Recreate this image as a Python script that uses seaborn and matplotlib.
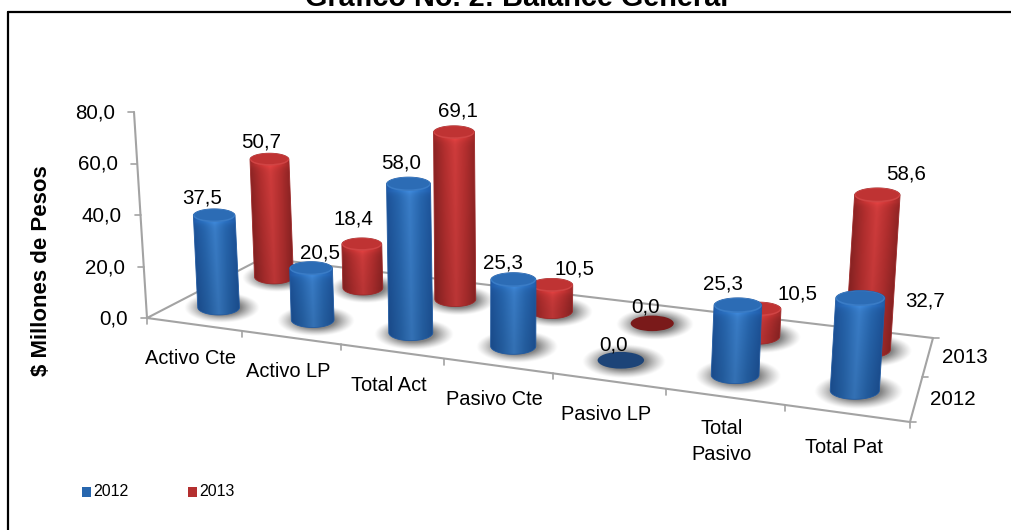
import numpy as np
import seaborn as sns
import matplotlib.pyplot as plt
from matplotlib.patches import Ellipse, Polygon

# Data

categories = ['Activo Cte', 'Activo LP', 'Total Act', 'Pasivo Cte', 'Pasivo LP', 'Total\nPasivo', 'Total Pat']
values_2012 = [37.5, 20.5, 58.0, 25.3, 0.0, 25.3, 32.7]
values_2013 = [50.7, 18.4, 69.1, 10.5, 0.0, 10.5, 58.6]
series_names = ['2012', '2013']
y_ticks = [0, 20, 40, 60, 80]

# Label nudges, px from the top of each cylinder

offsets_2012 = [(-12, -18), (9, -15), (-7, -21), (-10, -17), (-7, -15), (-15, -21), (65, 3)]
offsets_2013 = [(-8, -17), (-8, -25), (4, -21), (23, -16), (-7, -16), (39, -15), (29, -21)]

sns.set_theme(style='white')
plt.rcParams['font.family'] = ['Liberation Sans', 'DejaVu Sans']

blue_shades = np.array(sns.blend_palette(['#1d5399', '#2766ae', '#3a7ec9', '#2766ae', '#1d5399'], 41))
red_shades = np.array(sns.blend_palette(['#8e2424', '#b42f2f', '#d03c3c', '#b42f2f', '#8e2424'], 41))
gray = '#a3a3a3'

fig = plt.figure(figsize=(10.11, 5.30), dpi=100)
ax = fig.add_axes([0, 0, 1, 1])
ax.set_xlim(0, 1011)
ax.set_ylim(530, 0)
ax.set_autoscale_on(False)
ax.axis('off')

# Floor of the 3D box: homography from (category, depth) to the picture

n_cat = len(categories)
corners_from = [(0, 0), (n_cat, 0), (n_cat, 2), (0, 2)]
corners_to = [(147, 318), (910, 422), (933, 338), (263, 258)]
A = []
b = []
for (u, w), (X, Y) in zip(corners_from, corners_to):
    A.append([u, w, 1, 0, 0, 0, -u * X, -w * X])
    A.append([0, 0, 0, u, w, 1, -u * Y, -w * Y])
    b += [X, Y]
H = np.append(np.linalg.solve(np.array(A, float), np.array(b, float)), 1).reshape(3, 3)


def floor(u, w):
    p = H @ np.array([u, w, 1.0])
    return p[0] / p[2], p[1] / p[2]


def shadow(x0, y0, a, b0):
    rx = a * 1.8
    ry = b0 * 2.0
    xx, yy = np.meshgrid(np.arange(x0 - rx, x0 + rx, 0.5), np.arange(y0 - ry, y0 + ry, 0.5))
    r = np.sqrt(((xx - x0) / rx) ** 2 + ((yy - y0) / ry) ** 2)
    rgba = np.zeros(xx.shape + (4,))
    rgba[..., :3] = 0.35
    rgba[..., 3] = 0.75 * np.clip((1 - r) / 0.5, 0, 1) ** 1.2
    ax.imshow(rgba, extent=(x0 - rx, x0 + rx, y0 + ry, y0 - ry), origin='upper', aspect='auto',
              interpolation='bilinear', zorder=2)


def cylinder(i, depth, value, shades, cap_color, rim_color, disc_color):
    x0, y0 = floor(i + 0.5, depth)
    drift = 0.02 if depth < 1 else 0.008
    x0 += -6 + drift * max(0, x0 - 600)
    a = 19.6 + 0.045 * (y0 - 280)
    scale = 2.33 + 0.0044 * (y0 - 280)
    h = value * scale
    x1 = x0 + (x0 - 500) * 0.00017 * h
    y1 = y0 - h
    b0 = a * 0.36
    b1 = a * 0.32
    z = 3 + 0.01 * i + (1 - depth) * 0.5

    shadow(x0 + 3, y0 + 1, a, b0)

    if value == 0:
        ax.add_patch(Ellipse((x0, y0), 2 * a, 2 * b0, fc=disc_color, ec='none', zorder=z))
        return x0, y0

    # body as a smooth image clipped to the outline of the cylinder
    xl = min(x0, x1) - a - 2
    xr = max(x0, x1) + a + 2
    yt = y1 - 2
    yb = y0 + b0 + 2
    xx, yy = np.meshgrid(np.arange(xl, xr, 0.5), np.arange(yt, yb, 0.5))
    frac = (yy - y1) / max(h, 1)
    centre = x1 + (x0 - x1) * frac
    pos = np.clip(((xx - centre) / a + 1) / 2, 0, 1)
    rgb = np.stack([np.interp(pos, np.linspace(0, 1, 41), shades[:, k]) for k in range(3)], axis=-1)
    rgb = rgb * (1 + 0.12 * np.exp(-np.clip(yy - y1 - b1, 0, None) / 3.0) - 0.10 * np.clip(frac, 0, 1))[..., None]
    im = ax.imshow(np.clip(rgb, 0, 1), extent=(xl, xr, yb, yt), origin='upper', aspect='auto',
                   interpolation='bilinear', zorder=z)
    t = np.linspace(0, np.pi, 60)
    front = np.column_stack([x0 + a * np.cos(t), y0 + b0 * np.sin(t)])
    back = np.column_stack([x1 - a * np.cos(t), y1 - b1 * np.sin(t)])
    outline = Polygon(np.vstack([front, back]), closed=True, transform=ax.transData, fc='none', ec=shades[4], lw=0.6, zorder=z)
    ax.add_patch(outline)
    im.set_clip_path(outline)

    # cap with a small bevel
    ax.add_patch(Ellipse((x1, y1), 2 * a, 2 * b1, fc=rim_color, ec='none', zorder=z))
    ax.add_patch(Ellipse((x1, y1 - 0.6), 2 * a * 0.95, 2 * b1 * 0.84, fc=cap_color, ec='none', zorder=z))
    return x1, y1


# Frame, only top and left fall inside the crop

ax.plot([8, 8], [530, 12], color='black', lw=1.6, zorder=1)
ax.plot([8, 1011], [12, 12], color='black', lw=1.6, zorder=1)
ax.text(517, 6, 'Gráfico No. 2: Balance General', ha='center', va='baseline', fontsize=20.8, fontweight='bold', color='black')

# Box edges and ticks

outline_pts = [floor(0, 2), floor(0, 0), floor(n_cat, 0), floor(n_cat, 2), floor(0, 2)]
ax.plot(*zip(*outline_pts), color=gray, lw=1.5, zorder=1)
for i in range(n_cat + 1):
    x, y = floor(i, 0)
    ax.plot([x, x], [y, y + 6], color=gray, lw=1.2, zorder=1)
for w in [0, 1, 2]:
    x, y = floor(n_cat, w)
    ax.plot([x, x + 6], [y, y], color=gray, lw=1.2, zorder=1)

# Value axis

axis_x = 147
axis_y = 318
axis_scale = 2.575
top_v = y_ticks[-1]
ax.plot([axis_x, axis_x - 13], [axis_y, axis_y - top_v * axis_scale], color=gray, lw=1.5, zorder=1)
for v in y_ticks:
    x = axis_x - 13 * v / top_v
    y = axis_y - v * axis_scale
    ax.plot([x - 6, x], [y, y], color=gray, lw=1.2, zorder=1)
    ax.text(x - 19, y + 1, f'{v:.1f}'.replace('.', ','), ha='right', va='center', fontsize=14.8, color='black')

ax.text(42, 271, '$ Millones de Pesos', rotation=90, ha='center', va='center', fontsize=16, fontweight='bold', color='black')

# Category and series labels

for i, name in enumerate(categories):
    x, y = floor(i + 0.5, 0)
    multi = '\n' in name
    ax.text(x - 3, y + 34 + (11 if multi else 0), name, ha='center', va='center', fontsize=14.4, color='black', linespacing=1.45)
for j, name in enumerate(series_names):
    x, y = floor(n_cat, j + 0.5)
    ax.text(x + 14, y + 1, name, ha='left', va='center', fontsize=14.8, color='black')

# Cylinders, back row first

tops_2013 = [cylinder(i, 1.5, v, red_shades, '#bf3333', '#d04444', '#7a1a1a') for i, v in enumerate(values_2013)]
tops_2012 = [cylinder(i, 0.5, v, blue_shades, '#2c6cb5', '#3a7cc6', '#1d4478') for i, v in enumerate(values_2012)]

for tops, vals, offs in [(tops_2012, values_2012, offsets_2012), (tops_2013, values_2013, offsets_2013)]:
    for (x, y), v, (dx, dy) in zip(tops, vals, offs):
        ax.text(x + dx, y + dy, f'{v:.1f}'.replace('.', ','), ha='center', va='center', fontsize=14.8, color='black', zorder=6)

# Legend

for x, shades, name in [(82, blue_shades, series_names[0]), (188, red_shades, series_names[1])]:
    ax.add_patch(plt.Rectangle((x, 487), 9, 10, fc=shades[10], ec='none'))
    ax.text(x + 11, 491.5, name, ha='left', va='center', fontsize=11.5, color='black')

fig.savefig('out.png', dpi=100)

• [What you will do]
Copy nothing but the lines from the top of the data down to the line containing "return p[0] / p[2], p[1] / p[2]", and leave the pictures out.

• [In response]
Recreate this image as a Python script that uses seaborn and matplotlib.
import numpy as np
import seaborn as sns
import matplotlib.pyplot as plt
from matplotlib.patches import Ellipse, Polygon

# Data

categories = ['Activo Cte', 'Activo LP', 'Total Act', 'Pasivo Cte', 'Pasivo LP', 'Total\nPasivo', 'Total Pat']
values_2012 = [37.5, 20.5, 58.0, 25.3, 0.0, 25.3, 32.7]
values_2013 = [50.7, 18.4, 69.1, 10.5, 0.0, 10.5, 58.6]
series_names = ['2012', '2013']
y_ticks = [0, 20, 40, 60, 80]

# Label nudges, px from the top of each cylinder

offsets_2012 = [(-12, -18), (9, -15), (-7, -21), (-10, -17), (-7, -15), (-15, -21), (65, 3)]
offsets_2013 = [(-8, -17), (-8, -25), (4, -21), (23, -16), (-7, -16), (39, -15), (29, -21)]

sns.set_theme(style='white')
plt.rcParams['font.family'] = ['Liberation Sans', 'DejaVu Sans']

blue_shades = np.array(sns.blend_palette(['#1d5399', '#2766ae', '#3a7ec9', '#2766ae', '#1d5399'], 41))
red_shades = np.array(sns.blend_palette(['#8e2424', '#b42f2f', '#d03c3c', '#b42f2f', '#8e2424'], 41))
gray = '#a3a3a3'

fig = plt.figure(figsize=(10.11, 5.30), dpi=100)
ax = fig.add_axes([0, 0, 1, 1])
ax.set_xlim(0, 1011)
ax.set_ylim(530, 0)
ax.set_autoscale_on(False)
ax.axis('off')

# Floor of the 3D box: homography from (category, depth) to the picture

n_cat = len(categories)
corners_from = [(0, 0), (n_cat, 0), (n_cat, 2), (0, 2)]
corners_to = [(147, 318), (910, 422), (933, 338), (263, 258)]
A = []
b = []
for (u, w), (X, Y) in zip(corners_from, corners_to):
    A.append([u, w, 1, 0, 0, 0, -u * X, -w * X])
    A.append([0, 0, 0, u, w, 1, -u * Y, -w * Y])
    b += [X, Y]
H = np.append(np.linalg.solve(np.array(A, float), np.array(b, float)), 1).reshape(3, 3)


def floor(u, w):
    p = H @ np.array([u, w, 1.0])
    return p[0] / p[2], p[1] / p[2]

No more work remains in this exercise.